As I recall, back in the 80's Leonard Brady built a solid wood board based on the "planks" from the first half of the 20th century. The thing that struck him, after he got past the gorgeous aesthetic of the whole thing, was how the board delivered a sensation of flying that he'd only dreamt of. Somehow, over the post-war decades, board design had become so "refined and sophisticated" that the feeling of roaring towards the beach at a hundred miles an hour had been lost. But now, with a round bottom, 120 pound wooden board under him, Leonard was feeling it for the first time.


 Commonly referred to as "planks," solid boards were generally made of wiliwili or koa in Hawai'i, while mainlanders used redwood and pine.


They are the oldest known board design, easily over 300 years old. Planks also serve as the baseline for modern hull design. With no fin to influence the performance of the board, it took the right combination of outline and bottom shape to give the rider control as they flew towards the beach.


Planks were flat and heavy because wood was flat and heavy (that's why they were called planks...duh!) but neither of those "negative" qualities was seen as a problem. That's just the way it was, and boards evolved around those limitations.

Designers looked to sea creatures and canoe hulls for inspiration...both of which were intended to go through the water, rather than over it. So that's the approach they took.


Bottoms were rounded, usually all the way up to a dead flat deck. And there was no fin, so the outline template had to flow naturally through the water. Too much curve and the board would spin out of the wave immediately. Too little curve and the rider had no chance of changing direction or correcting for mistakes.

What worked best was a forward wide point and a moderately wide square tail.


The round shape of the bottom, while crude to the uneducated eye, was carefully fussed over by shapers.


Planks remained in use well into the 40's, even though hollow Blake paddleboards had made inroads due to their lighter weight and ease of transportation.


The post-war era even saw a few planks sporting small fins, an improvement borrowed from Blake's work in the late 30's.

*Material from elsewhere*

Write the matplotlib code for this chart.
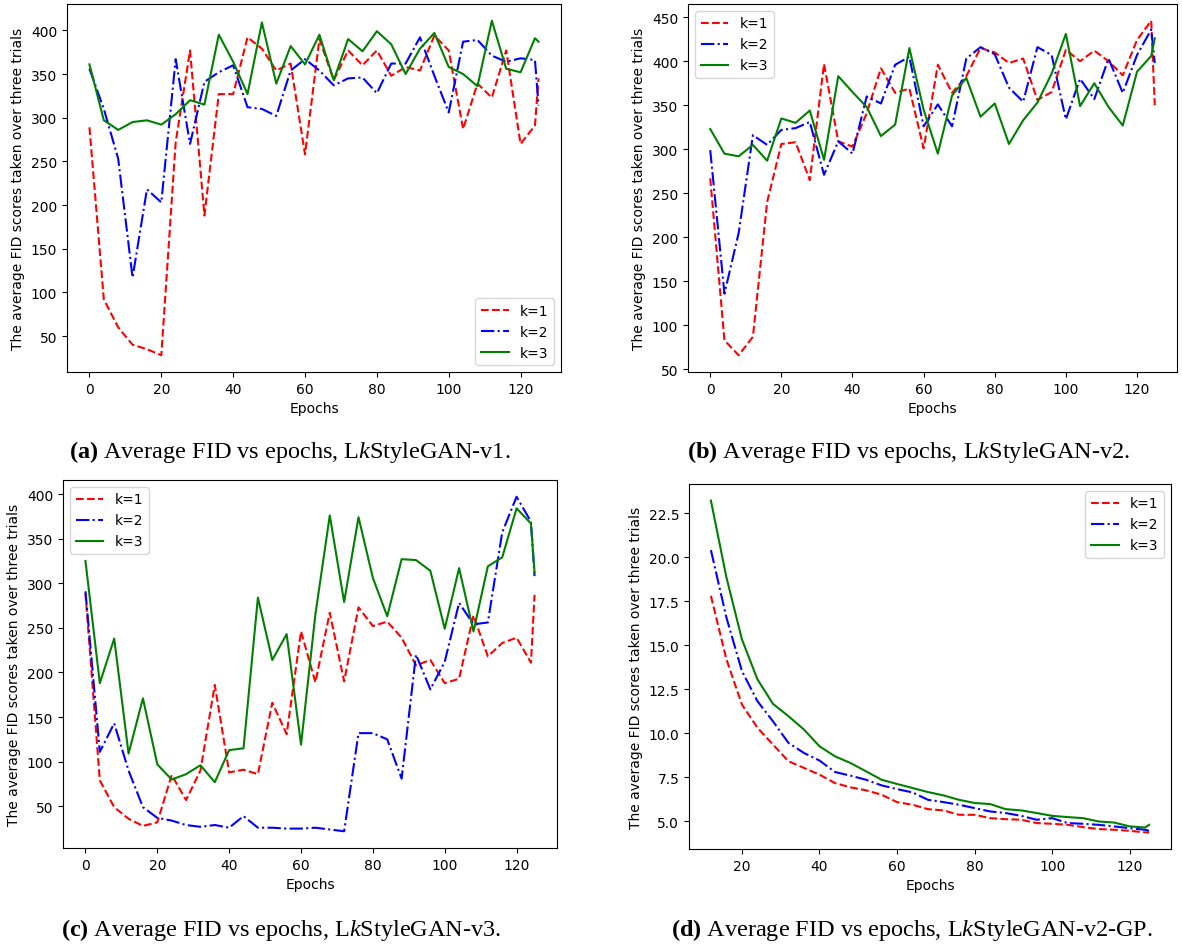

What interesting is that of all the designs from our past, planks are the one "old school" genre that modern day hull surfers aren't inclined to replicate and ride. Simmons boards, Velzy pigs, D-Fin longboards, Yater Spoons, even finless Hot Curls...they all have active followings. But until you see a redwood plank in Kirk Putnam's garage, you can file them under the heading, "Gone But Not forgotten."



3 comments:

harmless neighborhood eccentric said...

Science!

tuskedbeast said...

Why no modern takers... interesting indeed. The weight, the lack of fin... perhaps the "clunky" template (compared to the sleek Hot Curl) is the third strike?

Great series, Paul et whoever's next.

PG said...

Speaking for myself...I'm afraid I might kill someone with one of these things. You'd have to be completely by yourself to ride one safely!